Alessia from Colle Ospitale who work on organising the feasts for the festivals in town, sent in this recipe for everyone to try. To try the vegan version that they also serve, simply remove the cotiche! During the snow, life needs to be easy, with things to hand at home. The pasta, the sagne can be made by hand and simply rolled out with a rolling pin to form a sheet and cut into sagnettes (little diamond shapes|) or just strips. Their rough texture is perfect for cradling this full-bodied sauce. A simple tomato sauce is added to the lightly sauteed celery and onion and the pre-cooked pork rinds at the end. The dish is then left to absorb all those flavours before a gentle reheat. If you have some frozen basil or some fresh in a pot add a couple of leaves and add to this full-bodied sauce, and of course, don’t forget to snip a little peperoncino on top!
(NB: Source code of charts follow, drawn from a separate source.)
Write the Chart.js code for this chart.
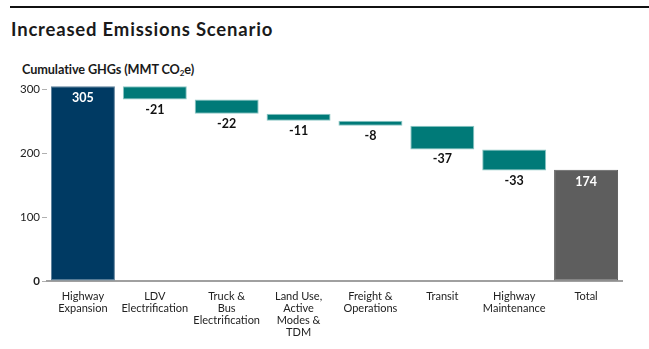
<!DOCTYPE html>
<html>
<head>
<meta charset="utf-8">
<script src="https://cdn.jsdelivr.net/npm/chart.js@4"></script>
<style>
  html, body { margin: 0; padding: 0; background: #fff; }
  #wrap { position: relative; width: 649px; height: 349px; overflow: hidden; font-family: Lato, "Open Sans", sans-serif; }
  #rule { position: absolute; left: 10px; right: 0; top: 6px; height: 2px; background: #111; }
  #title { position: absolute; left: 11px; top: 19.6px; line-height: 1; font-size: 18.5px; letter-spacing: 0.8px; font-weight: 700; color: #1a1a1a; white-space: nowrap; }
  #sub { position: absolute; left: 22px; top: 61px; font-size: 12.7px; letter-spacing: -0.1px; font-weight: 700; color: #1a1a1a; white-space: nowrap; }
  #sub sub { font-size: 8px; vertical-align: -2px; }
  canvas { position: absolute; left: 0; top: 0; }
</style>
</head>
<body>
<div id="wrap">
  <div id="rule"></div>
  <div id="title">Increased Emissions Scenario</div>
  <div id="sub">Cumulative GHGs (MMT CO<sub>2</sub>e)</div>
  <canvas id="c" width="649" height="349"></canvas>
</div>
<script>
// Waterfall: starting total, reductions by strategy, ending total
const categories = [
  ['Highway', 'Expansion'],
  ['LDV', 'Electrification'],
  ['Truck &', 'Bus', 'Electrification'],
  ['Land Use,', 'Active', 'Modes &', 'TDM'],
  ['Freight &', 'Operations'],
  ['Transit'],
  ['Highway', 'Maintenance'],
  ['Total']
];
const startValue = 305;
const reductions = [-21, -22, -11, -8, -37, -33];
const totalValue = 174;
const yTicks = [0, 100, 200, 300];

const NAVY = '#003a63';
const TEAL = '#007a78';
const GRAY = '#5e5e5e';

// Floating ranges for each bar
const ranges = [];
const colors = [];
const borders = [];
ranges.push([0, startValue]); colors.push(NAVY); borders.push('#5d7f99');
let level = startValue;
reductions.forEach(d => {
  ranges.push([level + d, level]);
  level += d;
  colors.push(TEAL); borders.push('#8cc7c4');
});
ranges.push([0, totalValue]); colors.push(GRAY); borders.push('#5e5e5e');
const labels = [String(startValue), ...reductions.map(String), String(totalValue)];

const valueLabels = {
  id: 'valueLabels',
  afterDatasetsDraw(chart) {
    const ctx = chart.ctx;
    const meta = chart.getDatasetMeta(0);
    ctx.save();
    ctx.font = '700 12.5px Lato, "Open Sans", sans-serif';
    ctx.textAlign = 'center';
    ctx.textBaseline = 'middle';
    meta.data.forEach((bar, i) => {
      const isTotal = i === 0 || i === meta.data.length - 1;
      if (isTotal) {
        ctx.fillStyle = '#ffffff';
        ctx.fillText(labels[i], bar.x, bar.y + 12);
      } else {
        ctx.fillStyle = '#111111';
        ctx.fillText(labels[i], bar.x, bar.base + 10);
      }
    });
    ctx.restore();
  }
};

new Chart(document.getElementById('c'), {
  type: 'bar',
  data: {
    labels: categories,
    datasets: [{
      data: ranges,
      backgroundColor: colors,
      borderColor: borders,
      borderWidth: 1,
      borderSkipped: false,
      categoryPercentage: 1,
      barPercentage: 0.89
    }]
  },
  options: {
    responsive: false,
    animation: false,
    devicePixelRatio: 1,
    layout: { padding: { left: 0, right: 27, top: 83, bottom: 0 } },
    plugins: { legend: { display: false }, tooltip: { enabled: false } },
    scales: {
      x: {
        grid: { display: false, drawTicks: false },
        border: { display: true, color: '#a0a0a0', width: 2 },
        ticks: {
          padding: 9,
          maxRotation: 0,
          autoSkip: false,
          color: '#222',
          font: { family: 'Lato, "Open Sans", sans-serif', size: 11, lineHeight: 1.1 }
        },
        afterFit(s) { s.height = 68; }
      },
      y: {
        min: 0,
        max: 310,
        afterBuildTicks(s) { s.ticks = yTicks.map(v => ({ value: v })); },
        grid: { drawOnChartArea: false, drawTicks: true, tickLength: 5, color: '#b0b0b0' },
        border: { display: false },
        ticks: {
          padding: 2,
          color: '#222',
          font: ctx => ({
            family: 'Lato, "Open Sans", sans-serif',
            size: 11.5,
            weight: ctx.tick && ctx.tick.value === 0 ? '700' : '400'
          })
        },
        afterFit(s) { s.width = 47; }
      }
    }
  },
  plugins: [valueLabels]
});
</script>
</body>
</html>
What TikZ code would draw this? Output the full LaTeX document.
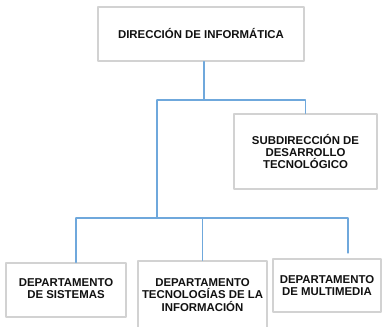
\documentclass[tikz,border=0pt]{standalone}
\usepackage{fontspec}
\setmainfont{Liberation Sans}
\usetikzlibrary{calc}
\definecolor{Ink}{HTML}{111111}
\definecolor{Border}{HTML}{D2D2D2}
\definecolor{Link}{HTML}{6FA8DC}
\tikzset{
  unit box/.style={draw=Border,fill=white,line width=1.1pt,align=center,text=Ink,inner sep=0pt,
    font=\bfseries\fontsize{11.4}{12.2}\selectfont},
  link/.style={draw=Link,line width=1.1pt}
}
\begin{document}
\begin{tikzpicture}[x=1pt,y=-1pt,line cap=round,line join=round]
  \useasboundingbox (0,0) rectangle (382,326);

  % Boxes
  \node[unit box, minimum width=206pt, minimum height=54pt] (dir) at (201,34) {\raisebox{2pt}{DIRECCIÓN DE INFORMÁTICA}};
  \node[unit box, minimum width=143pt, minimum height=75pt] (subdir) at (305.5,151.5) {SUBDIRECCIÓN DE\\DESARROLLO\\TECNOLÓGICO};
  \node[unit box, minimum width=120pt, minimum height=54pt] (depsis) at (66,290) {\raisebox{-2pt}{\begin{tabular}{@{}c@{}}DEPARTAMENTO\\DE SISTEMAS\end{tabular}}};
  \node[unit box, minimum width=129pt, minimum height=68pt] (deptec) at (202.5,295) {DEPARTAMENTO\\TECNOLOGÍAS DE LA\\INFORMACIÓN};
  \node[unit box, minimum width=108pt, minimum height=53pt] (depmul) at (327,285.5) {DEPARTAMENTO\\DE MULTIMEDIA};

  % Junctions
  \coordinate (hubA) at (204,100);
  \coordinate (hubB) at (157,218);
  \coordinate (endM) at (348,253);

  % Connectors
  \draw[link] (dir.south -| hubA) -- (hubA);
  \draw[link] (hubA -| hubB) -- (hubA -| subdir) -- (subdir.north);
  \draw[link] (hubA -| hubB) -- (hubB);
  \draw[link] ([xshift=10pt]depsis.north |- hubB) -- (hubB -| endM) -- (endM);
  \draw[link] ([xshift=10pt]depsis.north |- hubB) -- ([xshift=10pt]depsis.north);
  \draw[link] (deptec.north |- hubB) -- (deptec.north);
\end{tikzpicture}
\end{document}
Colledimezzo Pasta, Fagioli e Cotiche
Ingredients
- 400 g Cooked Beans, Borlotti beans are ideal!
- 300 g Passata
- 200 g Pork Rind
- Finely chopped onion and celery for the soffritto
- 1 glug Olive Oil
Pasta
- 200 g Semolina Flour
- 100 g Water
- 2 pinches Finely-ground Salt
Instructions
- Boil the pork rind, first for 20 minutes, drain and add fresh water and cook for 1 more hour, drain and slice into matchsticks
- Make the dough for your pasta, add water to the flour and salt mix slowly in the water till it forms a dough, knead till smooth and leave to one side in the fridge to rest
- Finely chop your onion and celery and saute when soft add your passata and simmer for 20 minutes, when ready add your pork rind matchsticks and leave to infuse.
- Cut your dough into quarters roll out each till 1 mm in thickness and then either cut into diamonds or strips or 0.5 cm wide by 3 cm length
- Boil your sagnette for 3 minutes, making sure you have added double the amount of salt than your usual pinch, drain and add to your pasta sauce. Lightly mix and serve.